Where there’s golf, there’s Donald Trump—literally.
While his DOGE henchmen have been busy firing all those lazy federal workers, the president dialed it in for a fifth straight day from one of his golf clubs in South Florida.
He golfed on Wednesday at his Doral golf club in Miami after spending four days at his private Mar-a-Lago resort and home over an extended President’s Day holiday that allowed him to up his game before his scheduled return to the White House Wednesday night. His MAGA supporters cheered him on.
Meanwhile, over on BlueSky, progressive social media users posted the same video but eye-rolled over the president’s golf habit.
“Trump working hard to solve inflation,” posted Patriot Takes, which says it monitors “right-wing extremism and other threats to democracy.”

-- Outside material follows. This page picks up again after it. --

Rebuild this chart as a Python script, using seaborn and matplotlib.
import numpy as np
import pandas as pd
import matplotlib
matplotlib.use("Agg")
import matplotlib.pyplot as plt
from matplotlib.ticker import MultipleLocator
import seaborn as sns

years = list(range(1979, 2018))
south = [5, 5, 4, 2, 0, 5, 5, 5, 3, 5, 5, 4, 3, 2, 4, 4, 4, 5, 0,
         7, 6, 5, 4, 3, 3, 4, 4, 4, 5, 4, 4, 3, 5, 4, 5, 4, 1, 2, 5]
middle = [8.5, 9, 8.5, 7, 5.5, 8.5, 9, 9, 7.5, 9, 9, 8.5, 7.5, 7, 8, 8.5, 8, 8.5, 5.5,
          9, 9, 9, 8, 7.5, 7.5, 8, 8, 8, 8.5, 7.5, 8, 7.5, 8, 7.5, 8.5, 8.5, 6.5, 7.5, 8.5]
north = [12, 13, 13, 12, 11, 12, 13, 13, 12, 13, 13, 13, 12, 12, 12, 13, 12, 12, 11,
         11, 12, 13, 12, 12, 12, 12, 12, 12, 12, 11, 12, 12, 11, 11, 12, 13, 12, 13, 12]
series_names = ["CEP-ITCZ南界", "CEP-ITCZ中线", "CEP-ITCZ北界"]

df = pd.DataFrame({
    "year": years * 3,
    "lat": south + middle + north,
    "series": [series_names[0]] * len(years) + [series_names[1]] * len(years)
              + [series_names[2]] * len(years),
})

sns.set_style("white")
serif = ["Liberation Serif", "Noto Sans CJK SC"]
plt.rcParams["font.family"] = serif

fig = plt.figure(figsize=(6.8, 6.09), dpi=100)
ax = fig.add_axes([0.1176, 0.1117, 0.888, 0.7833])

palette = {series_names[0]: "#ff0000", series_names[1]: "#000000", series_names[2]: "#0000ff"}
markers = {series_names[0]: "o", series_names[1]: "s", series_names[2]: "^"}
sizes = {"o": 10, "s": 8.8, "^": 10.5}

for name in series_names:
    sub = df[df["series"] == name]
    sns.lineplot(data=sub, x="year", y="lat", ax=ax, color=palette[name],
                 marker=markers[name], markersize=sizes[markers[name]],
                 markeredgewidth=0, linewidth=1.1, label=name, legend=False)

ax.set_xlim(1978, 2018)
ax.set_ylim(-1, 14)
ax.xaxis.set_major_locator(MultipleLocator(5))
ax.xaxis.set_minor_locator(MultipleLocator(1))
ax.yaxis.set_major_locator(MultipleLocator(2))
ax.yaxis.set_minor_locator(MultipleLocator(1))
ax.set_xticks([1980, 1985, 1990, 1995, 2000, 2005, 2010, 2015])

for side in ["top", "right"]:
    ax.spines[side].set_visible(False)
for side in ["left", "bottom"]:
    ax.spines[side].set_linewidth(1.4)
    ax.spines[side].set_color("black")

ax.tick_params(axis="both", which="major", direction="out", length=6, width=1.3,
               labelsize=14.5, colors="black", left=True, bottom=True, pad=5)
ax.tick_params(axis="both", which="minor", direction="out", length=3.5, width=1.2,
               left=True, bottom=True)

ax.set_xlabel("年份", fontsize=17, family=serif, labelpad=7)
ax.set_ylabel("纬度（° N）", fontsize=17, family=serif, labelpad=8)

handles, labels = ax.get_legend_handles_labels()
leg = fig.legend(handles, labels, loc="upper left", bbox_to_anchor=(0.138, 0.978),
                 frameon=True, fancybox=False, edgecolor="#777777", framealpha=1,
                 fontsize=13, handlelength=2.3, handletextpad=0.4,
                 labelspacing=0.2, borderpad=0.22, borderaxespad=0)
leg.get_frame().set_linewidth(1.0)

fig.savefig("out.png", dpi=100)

According to the site Trump Golf Track, which—as it suggests—tracks the amount of time Trump spends playing golf, the president has spent 30 percent of his second term in the White House golfing. That means he has played golf nine out of the 30 days that he has been president since Jan. 20.
For Trump, however, time spent on the golf course away from his duties in the Oval Office doesn’t mean he isn’t actively engaged in (his own) business.
Trump was set to speak Wednesday evening at a summit hosted by Saudi Arabia’s sovereign wealth fund, along with Yasir Al-Rumayyan, chairman of the Saudi Arabia-backed LIV Golf, which does business with Trump-owned golf courses. Trump has also called for Riyadh to invest $1 trillion in the United States.
The Daily Beast reached out to the White House seeking comment about the president’s matters of golfing, and with whom he shared a game on Wednesday.
Also scheduled to speak at the Future Investment Initiative Institute Priority Summit in Miami Beach was TikTok CEO Shou Zi Chew, who has forged a relationship with Trump amid the president’s embrace of the Chinese-owned social video platform. Their budding relationship may be hindered, however, by China’s condemnation of Trump’s “tariff shocks” that threatened to upend global trading.
Of course, golf also brings significant financial opportunity to the Trump family, with very little risk of congressional oversight with both the House and Senate controlled by Republicans.
“None of this is very surprising unfortunately,” Hui Chen, a former federal prosecutor and federal fraud expert, told The New York Times this week. “The entire force and power of the United States government is now part of the business support structure for the Trump family.”
In giving the green light for Elon Musk, head of the so-called Department of Government Efficiency, to fire thousands of federal workers, Trump characterized employees of the U.S. government as bums who are scamming the system. Working from home. Dialing it in. From tennis courts, and golf courses.
“There’s a whole big, oh, you can work from home,” Trump said as he signed an executive order paving the way for mass firings. “Nobody’s going to work from a home. They’re going to be going out. They’re going to play tennis. They’re going to play golf. They’re going to do a lot of things. They’re not working.”